The Union of Warriors for the Advancement of Bulgarianness (Съюз на ратниците за напредъка на българщината, Sayuz na ratnitsite za napredaka na balgarshtinata), commonly known as just the Ratniks (Ратници, Ratnitsi) was a far-right Bulgarian nationalist organization founded in 1936. Its ideas were close to those of Germany's Nazis, including antisemitism and paramilitarism, but also loyalty to the Bulgarian Orthodox Church. The Ratniks wore red uniforms in outright competition with the communists for the hearts and minds of the Bulgarian youth, and also badges bearing the Bogar: a Bulgarian sun cross, which became the organisation's symbol.
==Banned by Boris III, organizing a Bulgarian Kristallnacht==

Despite decreeing their loyalty to the Bulgarian monarchy and King Boris III of Bulgaria, he officially dissolved the organisation in April 1939. The ban, however, was not enforced, and the Ratniks remained in existence. It was soon after the ban that they carried out one of their more notorious acts, the so-called "Bulgarian Kristallnacht" when, on September 20, 1939, the Ratniks marched in Sofia throwing stones at the Jewish shops. Police did not intervene, and some shop windows were smashed, although ultimately, it proved to have much less impact than the German version and was widely condemned by most politicians. Alexander Belev, a leading member of the group, later claimed that the attack had been his idea and that he had personally led the mob.

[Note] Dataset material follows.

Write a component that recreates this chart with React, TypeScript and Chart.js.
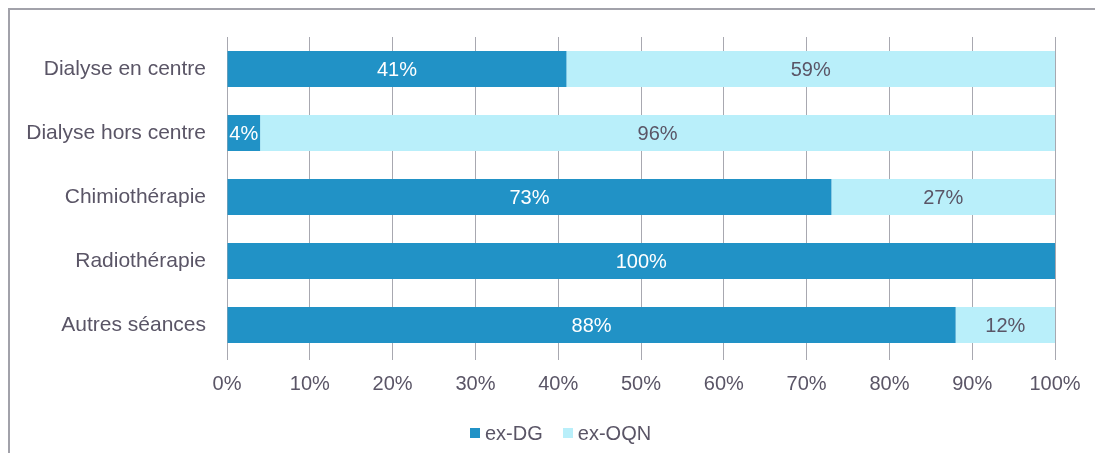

==Dissolution, with former members joining the government-in-exile and the Wehrmacht==

With the coming of the Red Army and the Bolsheviks into Bulgaria on September 9, 1944, which led to a coup d'état on the same day, the Ratniks disappeared from the Bulgarian scene. Many of the leaders became members of the Bulgarian national government abroad, and some of the young Ratniks became volunteers in the Wehrmacht. In contrast, others stayed in Bulgaria to fight against the Communists.